* **JOB**
Return only the stretch of the material below that begins with the line containing "What matplotlib code" and ends with the line containing "0.00005, 0.00001, 0, 0, 0]", exactly; both of those lines belong to it.

* **RECORDS SUPPLIED**
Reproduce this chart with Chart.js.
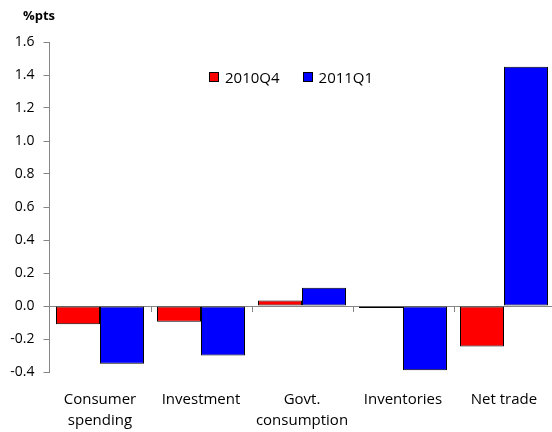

---

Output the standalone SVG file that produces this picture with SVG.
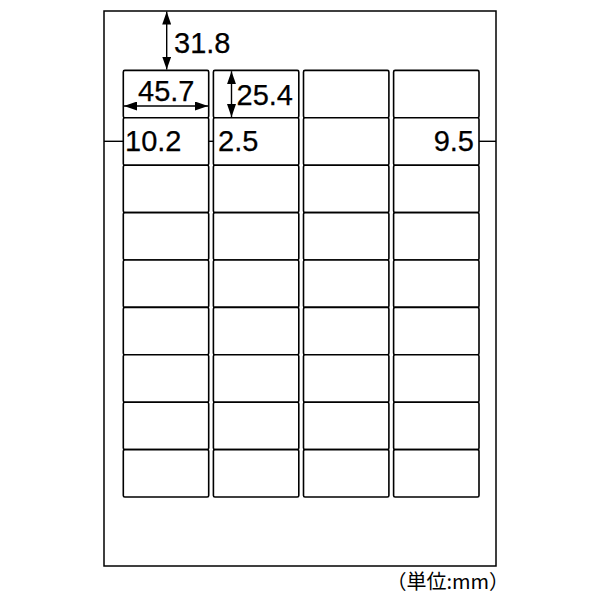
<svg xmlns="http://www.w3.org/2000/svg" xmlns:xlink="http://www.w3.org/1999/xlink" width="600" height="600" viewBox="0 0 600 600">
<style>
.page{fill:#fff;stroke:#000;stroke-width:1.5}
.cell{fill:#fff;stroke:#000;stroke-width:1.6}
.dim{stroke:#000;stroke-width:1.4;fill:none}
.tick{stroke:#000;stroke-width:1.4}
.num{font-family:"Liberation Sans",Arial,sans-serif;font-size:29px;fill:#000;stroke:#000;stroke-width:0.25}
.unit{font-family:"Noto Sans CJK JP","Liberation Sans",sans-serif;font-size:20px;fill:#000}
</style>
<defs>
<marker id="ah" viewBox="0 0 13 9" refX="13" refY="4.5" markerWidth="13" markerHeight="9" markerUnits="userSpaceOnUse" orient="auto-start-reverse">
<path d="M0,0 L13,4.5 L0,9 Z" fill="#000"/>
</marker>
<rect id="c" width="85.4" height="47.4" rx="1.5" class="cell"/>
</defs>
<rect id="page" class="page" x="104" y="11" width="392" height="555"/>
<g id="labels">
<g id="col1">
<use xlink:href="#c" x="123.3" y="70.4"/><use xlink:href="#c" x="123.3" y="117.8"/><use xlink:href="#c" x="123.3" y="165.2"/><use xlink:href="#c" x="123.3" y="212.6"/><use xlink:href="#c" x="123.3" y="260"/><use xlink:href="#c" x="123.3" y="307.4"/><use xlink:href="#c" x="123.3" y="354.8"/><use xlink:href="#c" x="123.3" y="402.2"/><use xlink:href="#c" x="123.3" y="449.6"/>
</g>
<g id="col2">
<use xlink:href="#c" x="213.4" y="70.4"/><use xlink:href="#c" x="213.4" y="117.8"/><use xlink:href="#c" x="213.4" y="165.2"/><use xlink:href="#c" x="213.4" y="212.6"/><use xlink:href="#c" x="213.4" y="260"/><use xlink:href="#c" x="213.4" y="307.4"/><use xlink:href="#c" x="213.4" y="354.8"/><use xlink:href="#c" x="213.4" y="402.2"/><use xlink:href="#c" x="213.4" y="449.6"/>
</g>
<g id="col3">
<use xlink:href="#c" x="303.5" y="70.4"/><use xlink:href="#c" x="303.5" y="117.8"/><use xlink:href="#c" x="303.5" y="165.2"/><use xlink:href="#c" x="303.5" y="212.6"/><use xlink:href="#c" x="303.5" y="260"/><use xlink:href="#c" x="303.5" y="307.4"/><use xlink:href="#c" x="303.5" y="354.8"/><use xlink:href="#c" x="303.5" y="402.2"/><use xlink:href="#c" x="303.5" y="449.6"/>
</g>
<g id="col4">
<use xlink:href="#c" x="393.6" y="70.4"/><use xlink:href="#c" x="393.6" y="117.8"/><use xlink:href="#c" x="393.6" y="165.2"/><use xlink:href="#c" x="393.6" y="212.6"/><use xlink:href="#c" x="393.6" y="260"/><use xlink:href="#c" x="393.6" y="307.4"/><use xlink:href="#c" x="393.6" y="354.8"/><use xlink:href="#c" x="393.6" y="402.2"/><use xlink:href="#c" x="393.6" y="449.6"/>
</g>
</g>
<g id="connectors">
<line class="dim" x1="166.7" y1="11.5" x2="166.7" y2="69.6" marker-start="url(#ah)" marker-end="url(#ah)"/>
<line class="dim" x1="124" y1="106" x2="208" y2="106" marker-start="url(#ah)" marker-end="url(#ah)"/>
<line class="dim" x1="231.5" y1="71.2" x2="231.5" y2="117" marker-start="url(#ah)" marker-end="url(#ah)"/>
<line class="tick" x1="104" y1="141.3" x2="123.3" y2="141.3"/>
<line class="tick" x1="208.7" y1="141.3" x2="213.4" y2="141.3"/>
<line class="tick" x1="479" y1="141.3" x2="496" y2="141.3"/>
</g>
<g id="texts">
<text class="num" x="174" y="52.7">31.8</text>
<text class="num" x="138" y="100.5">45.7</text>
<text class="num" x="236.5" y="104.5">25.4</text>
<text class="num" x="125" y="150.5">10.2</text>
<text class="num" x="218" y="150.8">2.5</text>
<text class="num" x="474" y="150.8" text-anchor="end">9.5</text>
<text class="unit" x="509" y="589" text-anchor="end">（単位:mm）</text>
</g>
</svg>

* * *

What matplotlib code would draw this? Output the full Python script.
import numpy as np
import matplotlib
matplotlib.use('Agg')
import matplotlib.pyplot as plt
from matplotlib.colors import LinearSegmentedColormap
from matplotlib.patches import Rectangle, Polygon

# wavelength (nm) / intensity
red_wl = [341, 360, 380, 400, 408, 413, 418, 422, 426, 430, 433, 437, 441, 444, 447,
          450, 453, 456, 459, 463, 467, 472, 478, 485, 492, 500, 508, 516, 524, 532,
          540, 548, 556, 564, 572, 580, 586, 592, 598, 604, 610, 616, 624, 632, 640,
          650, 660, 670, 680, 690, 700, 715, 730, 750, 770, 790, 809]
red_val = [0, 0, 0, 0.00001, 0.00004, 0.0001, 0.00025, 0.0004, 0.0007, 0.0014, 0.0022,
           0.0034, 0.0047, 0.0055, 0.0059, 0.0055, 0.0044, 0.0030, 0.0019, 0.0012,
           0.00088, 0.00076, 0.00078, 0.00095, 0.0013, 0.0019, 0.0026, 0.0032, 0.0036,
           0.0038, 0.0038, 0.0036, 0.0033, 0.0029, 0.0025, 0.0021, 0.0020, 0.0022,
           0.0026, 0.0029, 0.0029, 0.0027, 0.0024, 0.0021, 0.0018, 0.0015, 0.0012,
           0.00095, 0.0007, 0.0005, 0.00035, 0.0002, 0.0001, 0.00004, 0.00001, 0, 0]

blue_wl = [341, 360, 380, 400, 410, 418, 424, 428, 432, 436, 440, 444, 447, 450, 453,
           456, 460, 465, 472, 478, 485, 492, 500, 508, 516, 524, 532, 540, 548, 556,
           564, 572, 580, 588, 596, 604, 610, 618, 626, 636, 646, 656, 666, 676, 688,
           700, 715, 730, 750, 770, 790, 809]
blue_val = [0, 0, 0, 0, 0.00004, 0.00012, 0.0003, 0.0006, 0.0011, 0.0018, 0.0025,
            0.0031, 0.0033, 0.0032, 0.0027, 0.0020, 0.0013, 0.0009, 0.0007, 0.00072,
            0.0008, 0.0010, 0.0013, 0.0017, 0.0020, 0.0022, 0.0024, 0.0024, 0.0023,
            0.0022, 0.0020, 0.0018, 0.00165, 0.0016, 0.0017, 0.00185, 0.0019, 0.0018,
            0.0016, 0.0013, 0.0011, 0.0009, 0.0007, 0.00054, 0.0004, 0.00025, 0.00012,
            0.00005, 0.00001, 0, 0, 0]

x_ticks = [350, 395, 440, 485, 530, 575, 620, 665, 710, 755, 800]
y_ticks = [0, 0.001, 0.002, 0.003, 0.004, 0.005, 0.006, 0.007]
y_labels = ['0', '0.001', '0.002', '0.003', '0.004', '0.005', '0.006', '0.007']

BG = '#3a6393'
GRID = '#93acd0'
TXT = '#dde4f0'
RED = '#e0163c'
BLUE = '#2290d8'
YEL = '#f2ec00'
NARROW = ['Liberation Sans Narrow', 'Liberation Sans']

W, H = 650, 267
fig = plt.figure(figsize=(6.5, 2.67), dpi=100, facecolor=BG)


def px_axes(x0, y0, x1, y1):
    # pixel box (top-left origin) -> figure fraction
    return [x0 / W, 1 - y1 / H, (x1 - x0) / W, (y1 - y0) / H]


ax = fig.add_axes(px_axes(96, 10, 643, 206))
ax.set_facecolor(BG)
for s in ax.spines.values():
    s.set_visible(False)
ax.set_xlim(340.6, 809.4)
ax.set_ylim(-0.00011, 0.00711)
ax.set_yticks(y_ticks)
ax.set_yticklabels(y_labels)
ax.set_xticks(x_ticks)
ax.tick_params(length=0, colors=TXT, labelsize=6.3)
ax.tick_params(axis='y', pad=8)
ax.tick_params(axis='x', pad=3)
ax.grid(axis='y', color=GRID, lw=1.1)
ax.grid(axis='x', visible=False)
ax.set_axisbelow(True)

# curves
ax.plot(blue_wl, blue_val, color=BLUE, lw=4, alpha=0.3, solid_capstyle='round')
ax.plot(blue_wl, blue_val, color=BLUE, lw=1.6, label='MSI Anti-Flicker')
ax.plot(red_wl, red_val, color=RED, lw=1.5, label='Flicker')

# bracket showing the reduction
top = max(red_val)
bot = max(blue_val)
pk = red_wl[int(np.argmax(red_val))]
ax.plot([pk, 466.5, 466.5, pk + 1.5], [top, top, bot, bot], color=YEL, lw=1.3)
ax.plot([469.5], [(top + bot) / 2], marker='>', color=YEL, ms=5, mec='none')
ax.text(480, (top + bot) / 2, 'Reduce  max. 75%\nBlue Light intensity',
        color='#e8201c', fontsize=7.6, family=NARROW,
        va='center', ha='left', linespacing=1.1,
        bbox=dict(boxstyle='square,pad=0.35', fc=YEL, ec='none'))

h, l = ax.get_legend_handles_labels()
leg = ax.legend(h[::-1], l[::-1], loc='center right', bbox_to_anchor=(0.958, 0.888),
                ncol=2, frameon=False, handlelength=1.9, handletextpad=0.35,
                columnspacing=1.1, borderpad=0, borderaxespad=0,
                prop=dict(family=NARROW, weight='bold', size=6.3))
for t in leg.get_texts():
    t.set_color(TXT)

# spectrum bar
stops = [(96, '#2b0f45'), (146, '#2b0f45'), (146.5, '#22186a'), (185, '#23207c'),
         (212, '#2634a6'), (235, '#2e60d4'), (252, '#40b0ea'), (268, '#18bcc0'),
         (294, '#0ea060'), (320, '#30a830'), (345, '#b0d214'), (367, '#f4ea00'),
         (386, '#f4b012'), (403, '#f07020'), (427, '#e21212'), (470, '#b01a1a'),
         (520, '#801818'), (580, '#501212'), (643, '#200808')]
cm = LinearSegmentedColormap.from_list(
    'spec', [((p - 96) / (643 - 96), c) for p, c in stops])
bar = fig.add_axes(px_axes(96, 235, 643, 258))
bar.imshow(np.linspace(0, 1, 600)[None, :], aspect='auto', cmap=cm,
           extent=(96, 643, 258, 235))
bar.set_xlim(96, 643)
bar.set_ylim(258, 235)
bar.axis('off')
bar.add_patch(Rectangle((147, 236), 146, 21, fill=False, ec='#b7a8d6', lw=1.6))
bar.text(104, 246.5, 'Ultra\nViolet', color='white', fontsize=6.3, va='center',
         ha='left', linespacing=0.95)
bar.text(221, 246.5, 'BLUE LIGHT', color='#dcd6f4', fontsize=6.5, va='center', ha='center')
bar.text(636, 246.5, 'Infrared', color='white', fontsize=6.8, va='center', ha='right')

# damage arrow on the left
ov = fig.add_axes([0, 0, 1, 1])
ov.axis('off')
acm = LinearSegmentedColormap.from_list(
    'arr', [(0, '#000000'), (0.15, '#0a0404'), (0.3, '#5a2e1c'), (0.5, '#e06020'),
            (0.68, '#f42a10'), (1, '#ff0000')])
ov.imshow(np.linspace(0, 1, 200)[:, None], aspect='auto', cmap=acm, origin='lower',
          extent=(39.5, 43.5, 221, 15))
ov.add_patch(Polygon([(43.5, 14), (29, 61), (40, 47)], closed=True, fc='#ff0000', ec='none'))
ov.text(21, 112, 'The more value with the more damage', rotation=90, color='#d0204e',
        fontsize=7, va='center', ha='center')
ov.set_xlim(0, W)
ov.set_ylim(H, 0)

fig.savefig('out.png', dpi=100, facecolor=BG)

* **OUTPUT BELOW**
What matplotlib code would draw this? Output the full Python script.
import numpy as np
import matplotlib
matplotlib.use('Agg')
import matplotlib.pyplot as plt
from matplotlib.colors import LinearSegmentedColormap
from matplotlib.patches import Rectangle, Polygon

# wavelength (nm) / intensity
red_wl = [341, 360, 380, 400, 408, 413, 418, 422, 426, 430, 433, 437, 441, 444, 447,
          450, 453, 456, 459, 463, 467, 472, 478, 485, 492, 500, 508, 516, 524, 532,
          540, 548, 556, 564, 572, 580, 586, 592, 598, 604, 610, 616, 624, 632, 640,
          650, 660, 670, 680, 690, 700, 715, 730, 750, 770, 790, 809]
red_val = [0, 0, 0, 0.00001, 0.00004, 0.0001, 0.00025, 0.0004, 0.0007, 0.0014, 0.0022,
           0.0034, 0.0047, 0.0055, 0.0059, 0.0055, 0.0044, 0.0030, 0.0019, 0.0012,
           0.00088, 0.00076, 0.00078, 0.00095, 0.0013, 0.0019, 0.0026, 0.0032, 0.0036,
           0.0038, 0.0038, 0.0036, 0.0033, 0.0029, 0.0025, 0.0021, 0.0020, 0.0022,
           0.0026, 0.0029, 0.0029, 0.0027, 0.0024, 0.0021, 0.0018, 0.0015, 0.0012,
           0.00095, 0.0007, 0.0005, 0.00035, 0.0002, 0.0001, 0.00004, 0.00001, 0, 0]

blue_wl = [341, 360, 380, 400, 410, 418, 424, 428, 432, 436, 440, 444, 447, 450, 453,
           456, 460, 465, 472, 478, 485, 492, 500, 508, 516, 524, 532, 540, 548, 556,
           564, 572, 580, 588, 596, 604, 610, 618, 626, 636, 646, 656, 666, 676, 688,
           700, 715, 730, 750, 770, 790, 809]
blue_val = [0, 0, 0, 0, 0.00004, 0.00012, 0.0003, 0.0006, 0.0011, 0.0018, 0.0025,
            0.0031, 0.0033, 0.0032, 0.0027, 0.0020, 0.0013, 0.0009, 0.0007, 0.00072,
            0.0008, 0.0010, 0.0013, 0.0017, 0.0020, 0.0022, 0.0024, 0.0024, 0.0023,
            0.0022, 0.0020, 0.0018, 0.00165, 0.0016, 0.0017, 0.00185, 0.0019, 0.0018,
            0.0016, 0.0013, 0.0011, 0.0009, 0.0007, 0.00054, 0.0004, 0.00025, 0.00012,
            0.00005, 0.00001, 0, 0, 0]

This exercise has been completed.